> **Task objective**
Provide an exact copy of the data, excluding the images.
-- start --
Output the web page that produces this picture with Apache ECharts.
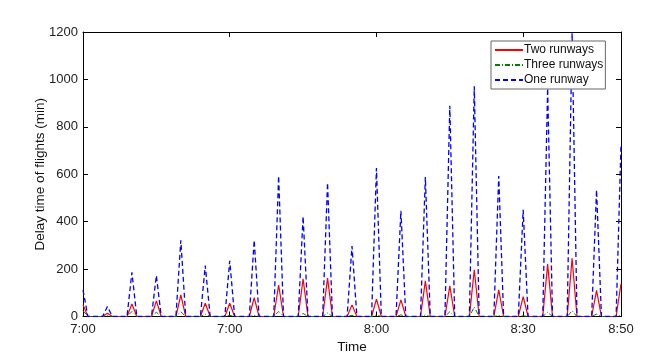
<!DOCTYPE html>
<html>
<head>
<meta charset="utf-8">
<script src="https://cdn.jsdelivr.net/npm/echarts@6/dist/echarts.min.js"></script>
<style>
  html, body { margin: 0; padding: 0; background: #fff; }
  #main { width: 653px; height: 362px; }
</style>
</head>
<body>
<div id="main"></div>
<script>
// peaks every 5 minutes from 7:00 (minute 0) to 8:50 (minute 110)
var peakMinutes = [0, 5, 10, 15, 20, 25, 30, 35, 40, 45, 50, 55, 60, 65, 70, 75, 80, 85, 90, 95, 100, 105, 110];
var twoRunways   = [50, 14, 53, 66, 91, 56, 56, 80, 133, 159, 162, 49, 73, 70, 150, 129, 197, 112, 84, 221, 246, 110, 138];
var threeRunways = [25, 5, 21, 18, 20, 10, 5, 5, 21, 13, 15, 5, 6, 7, 6, 20, 40, 5, 3, 18, 24, 10, 5];
var oneRunway    = [112, 42, 186, 173, 321, 215, 235, 322, 593, 422, 564, 297, 626, 446, 588, 889, 971, 593, 450, 963, 1195, 534, 724];

var tickValues = [0, 30, 60, 90, 110];
var tickLabels = ['7:00', '7:00', '8:00', '8:30', '8:50'];

var xMin = 0, xMax = 110;

// each peak: zero one minute before, value at the peak, zero one minute after
var buildSeries = function (values) {
    var res = [];
    for (var i = 0; i < peakMinutes.length; i++) {
        var t = peakMinutes[i];
        if (t > xMin) res.push([t - 1, 0]);
        res.push([t, values[i]]);
        if (t < xMax) res.push([t + 1, 0]);
    }
    return res;
};

var chart = echarts.init(document.getElementById('main'));
var font = '"Liberation Sans", Arial, Helvetica, sans-serif';

var boxLine = { onZero: false, lineStyle: { color: '#000', width: 1 } };
var boxTick = { show: true, inside: true, length: 5, lineStyle: { color: '#000' } };

var option = {
    animation: false,
    textStyle: { fontFamily: font },
    grid: { left: 83, right: 32, top: 32, bottom: 45.5 },
    legend: {
        orient: 'vertical',
        left: 491,
        top: 41,
        padding: [3, 2, 3, 3],
        itemWidth: 28,
        itemHeight: 10,
        itemGap: 3,
        backgroundColor: '#fff',
        borderColor: '#666',
        borderWidth: 1,
        borderRadius: 0,
        itemStyle: { opacity: 0 },
        textStyle: { color: '#111', fontSize: 12, fontFamily: font, padding: [0, 0, 0, -4] },
        data: ['Two runways', 'Three runways', 'One runway']
    },
    xAxis: [
        {
            type: 'value',
            min: xMin,
            max: xMax,
            interval: 30,
            name: 'Time',
            nameLocation: 'middle',
            nameGap: 22,
            nameTextStyle: { color: '#111', fontSize: 13.5, fontFamily: font },
            axisLine: boxLine,
            axisTick: boxTick,
            axisLabel: {
                color: '#222', fontSize: 13, margin: 6, fontFamily: font,
                showMinLabel: true, showMaxLabel: true,
                formatter: function (v) {
                    var i = tickValues.indexOf(v);
                    return i >= 0 ? tickLabels[i] : '';
                }
            },
            splitLine: { show: false }
        },
        {
            type: 'value',
            position: 'top',
            min: xMin,
            max: xMax,
            interval: 30,
            axisLine: boxLine,
            axisTick: boxTick,
            axisLabel: { show: false },
            splitLine: { show: false }
        }
    ],
    yAxis: [
        {
            type: 'value',
            min: 0,
            max: 1200,
            interval: 200,
            name: 'Delay time of flights (min)',
            nameLocation: 'middle',
            nameGap: 36,
            nameMoveOverlap: false,
            nameTextStyle: { color: '#111', fontSize: 13.5, fontFamily: font },
            axisLine: { show: true, onZero: false, lineStyle: { color: '#000', width: 1 } },
            axisTick: boxTick,
            axisLabel: {
                color: '#222', fontSize: 13, margin: 5, fontFamily: font,
                formatter: function (v) { return String(v); }
            },
            splitLine: { show: false }
        },
        {
            type: 'value',
            position: 'right',
            min: 0,
            max: 1200,
            interval: 200,
            axisLine: { show: true, onZero: false, lineStyle: { color: '#000', width: 1 } },
            axisTick: boxTick,
            axisLabel: { show: false },
            splitLine: { show: false }
        }
    ],
    series: [
        {
            name: 'Two runways',
            type: 'line',
            symbol: 'none',
            clip: true,
            data: buildSeries(twoRunways),
            itemStyle: { color: '#ff0000' },
            lineStyle: { color: '#ff0000', width: 1.2, type: 'solid' }
        },
        {
            name: 'Three runways',
            type: 'line',
            symbol: 'none',
            clip: true,
            data: buildSeries(threeRunways),
            itemStyle: { color: '#008000' },
            lineStyle: { color: '#008000', width: 1, type: [5, 2, 1, 2] }
        },
        {
            name: 'One runway',
            type: 'line',
            symbol: 'none',
            clip: true,
            data: buildSeries(oneRunway),
            itemStyle: { color: '#0000ff' },
            lineStyle: { color: '#0000ff', width: 1.3, type: [5, 3] }
        }
    ]
};

chart.setOption(option);
</script>
</body>
</html>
-- end --
> **Result of this task**
Output the web page that produces this picture with Apache ECharts.
<!DOCTYPE html>
<html>
<head>
<meta charset="utf-8">
<script src="https://cdn.jsdelivr.net/npm/echarts@6/dist/echarts.min.js"></script>
<style>
  html, body { margin: 0; padding: 0; background: #fff; }
  #main { width: 653px; height: 362px; }
</style>
</head>
<body>
<div id="main"></div>
<script>
// peaks every 5 minutes from 7:00 (minute 0) to 8:50 (minute 110)
var peakMinutes = [0, 5, 10, 15, 20, 25, 30, 35, 40, 45, 50, 55, 60, 65, 70, 75, 80, 85, 90, 95, 100, 105, 110];
var twoRunways   = [50, 14, 53, 66, 91, 56, 56, 80, 133, 159, 162, 49, 73, 70, 150, 129, 197, 112, 84, 221, 246, 110, 138];
var threeRunways = [25, 5, 21, 18, 20, 10, 5, 5, 21, 13, 15, 5, 6, 7, 6, 20, 40, 5, 3, 18, 24, 10, 5];
var oneRunway    = [112, 42, 186, 173, 321, 215, 235, 322, 593, 422, 564, 297, 626, 446, 588, 889, 971, 593, 450, 963, 1195, 534, 724];

var tickValues = [0, 30, 60, 90, 110];
var tickLabels = ['7:00', '7:00', '8:00', '8:30', '8:50'];

var xMin = 0, xMax = 110;

// each peak: zero one minute before, value at the peak, zero one minute after
var buildSeries = function (values) {
    var res = [];
    for (var i = 0; i < peakMinutes.length; i++) {
        var t = peakMinutes[i];
        if (t > xMin) res.push([t - 1, 0]);
        res.push([t, values[i]]);
        if (t < xMax) res.push([t + 1, 0]);
    }
    return res;
};

var chart = echarts.init(document.getElementById('main'));
var font = '"Liberation Sans", Arial, Helvetica, sans-serif';

var boxLine = { onZero: false, lineStyle: { color: '#000', width: 1 } };
var boxTick = { show: true, inside: true, length: 5, lineStyle: { color: '#000' } };

var option = {
    animation: false,
    textStyle: { fontFamily: font },
    grid: { left: 83, right: 32, top: 32, bottom: 45.5 },
    legend: {
        orient: 'vertical',
        left: 491,
        top: 41,
        padding: [3, 2, 3, 3],
        itemWidth: 28,
        itemHeight: 10,
        itemGap: 3,
        backgroundColor: '#fff',
        borderColor: '#666',
        borderWidth: 1,
        borderRadius: 0,
        itemStyle: { opacity: 0 },
        textStyle: { color: '#111', fontSize: 12, fontFamily: font, padding: [0, 0, 0, -4] },
        data: ['Two runways', 'Three runways', 'One runway']
    },
    xAxis: [
        {
            type: 'value',
            min: xMin,
            max: xMax,
            interval: 30,
            name: 'Time',
            nameLocation: 'middle',
            nameGap: 22,
            nameTextStyle: { color: '#111', fontSize: 13.5, fontFamily: font },
            axisLine: boxLine,
            axisTick: boxTick,
            axisLabel: {
                color: '#222', fontSize: 13, margin: 6, fontFamily: font,
                showMinLabel: true, showMaxLabel: true,
                formatter: function (v) {
                    var i = tickValues.indexOf(v);
                    return i >= 0 ? tickLabels[i] : '';
                }
            },
            splitLine: { show: false }
        },
        {
            type: 'value',
            position: 'top',
            min: xMin,
            max: xMax,
            interval: 30,
            axisLine: boxLine,
            axisTick: boxTick,
            axisLabel: { show: false },
            splitLine: { show: false }
        }
    ],
    yAxis: [
        {
            type: 'value',
            min: 0,
            max: 1200,
            interval: 200,
            name: 'Delay time of flights (min)',
            nameLocation: 'middle',
            nameGap: 36,
            nameMoveOverlap: false,
            nameTextStyle: { color: '#111', fontSize: 13.5, fontFamily: font },
            axisLine: { show: true, onZero: false, lineStyle: { color: '#000', width: 1 } },
            axisTick: boxTick,
            axisLabel: {
                color: '#222', fontSize: 13, margin: 5, fontFamily: font,
                formatter: function (v) { return String(v); }
            },
            splitLine: { show: false }
        },
        {
            type: 'value',
            position: 'right',
            min: 0,
            max: 1200,
            interval: 200,
            axisLine: { show: true, onZero: false, lineStyle: { color: '#000', width: 1 } },
            axisTick: boxTick,
            axisLabel: { show: false },
            splitLine: { show: false }
        }
    ],
    series: [
        {
            name: 'Two runways',
            type: 'line',
            symbol: 'none',
            clip: true,
            data: buildSeries(twoRunways),
            itemStyle: { color: '#ff0000' },
            lineStyle: { color: '#ff0000', width: 1.2, type: 'solid' }
        },
        {
            name: 'Three runways',
            type: 'line',
            symbol: 'none',
            clip: true,
            data: buildSeries(threeRunways),
            itemStyle: { color: '#008000' },
            lineStyle: { color: '#008000', width: 1, type: [5, 2, 1, 2] }
        },
        {
            name: 'One runway',
            type: 'line',
            symbol: 'none',
            clip: true,
            data: buildSeries(oneRunway),
            itemStyle: { color: '#0000ff' },
            lineStyle: { color: '#0000ff', width: 1.3, type: [5, 3] }
        }
    ]
};

chart.setOption(option);
</script>
</body>
</html>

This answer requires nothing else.